Squatter un satellite… Étienne de Massy at DAÏMÕN

Friday evening, while exhausted from an escalating cold, I took a planned-detour on my way home in order to be immersed in beauty. I went to DAÏMÕN, where a compilation of Montreal-based artist, Étienne de Massy‘s work was being screened. From beginning to end I sat with an audience of captivated fans, as de Massy’s work rolled over us, story after story, in a tumbling wave of colour, intermittent melody, narrated poetry and rich visuals.

Filtered content in the form of de-saturated images and negative exposures seem to be a trademark of this artist’s aesthetic, whose labour intensive series ‘Somnia’ is a complex negotiation of footage edits and re-edits. The pieces provide whispers of what could be a documentary, cutting quickly to the realm of fiction and back again, leaving the audience in a pleasant, almost addictive, dreamlike state of confusion. His work, most certainly pushes his audience to explore sensations of nostalgia, especially with the multiplication and repetition of a visual content, which eventually garners symbolic status as the screening progresses through its motions. The young girl on camera, close-ups of eyes blinking and then cutting to fast-paced journeys, to landscapes of vacant parking lots and some of Montreal’s most bold and dominating architecture form the structure of the work.

I was most moved by ‘Somnia 3‘ which is a collage of concepts and footage that stimulate thoughts of an expanding satellite surveillance culture with hints to iconic instances in cinema that foretell this happening, such as Hal’s omnipresent eye in ‘2001: A Space Odyssey’. De Massy’s curated watchful and flickering gaze casts over forest floors, close encounters with the human body, congested and snowy cityscapes, and gives the illusion of analysed yet lush ‘wilderness’. The still shots are incrementally delayed to log status reports as the location analysis is generated across the screen in the form of ‘programming’esq’ command lines.

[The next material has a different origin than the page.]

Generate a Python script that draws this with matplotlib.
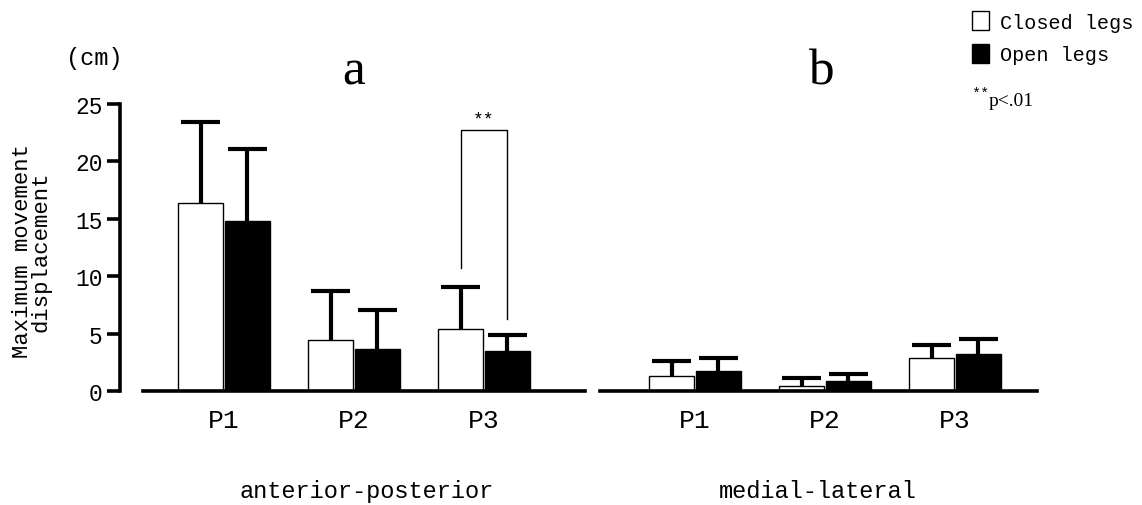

In observing the various cultures, cities and countries that blink in and out of de Massy’s work, I am reminded of Marsha Meskimmon’s theory on the cosmopolitan imagination, where the transindividual becomes the narrator of place, by ‘inhabiting a global world’. The artists’ work demonstrates ‘movement, change and multiplicity’ (M.M.) in the quest to anchor a sense of ‘home’ with embedded identity. This quest is noticeable in de Massy’s work but, within the scope of cosmopolitanism, his focus seems to linger on the concept of solitude within space. In doing so, he repeatedly reminds the audience of the fact that solitude is a psychological state; it is an option achieved through choice. Through practice, de Massy seems to take the stance of the voyeur, or the observatory – the man squatting on the satellite reception.


Meskimmon, M. (2010) Contemporary Art and the Cosmopolitan Imagination. Abingdon, Routledge. p.5.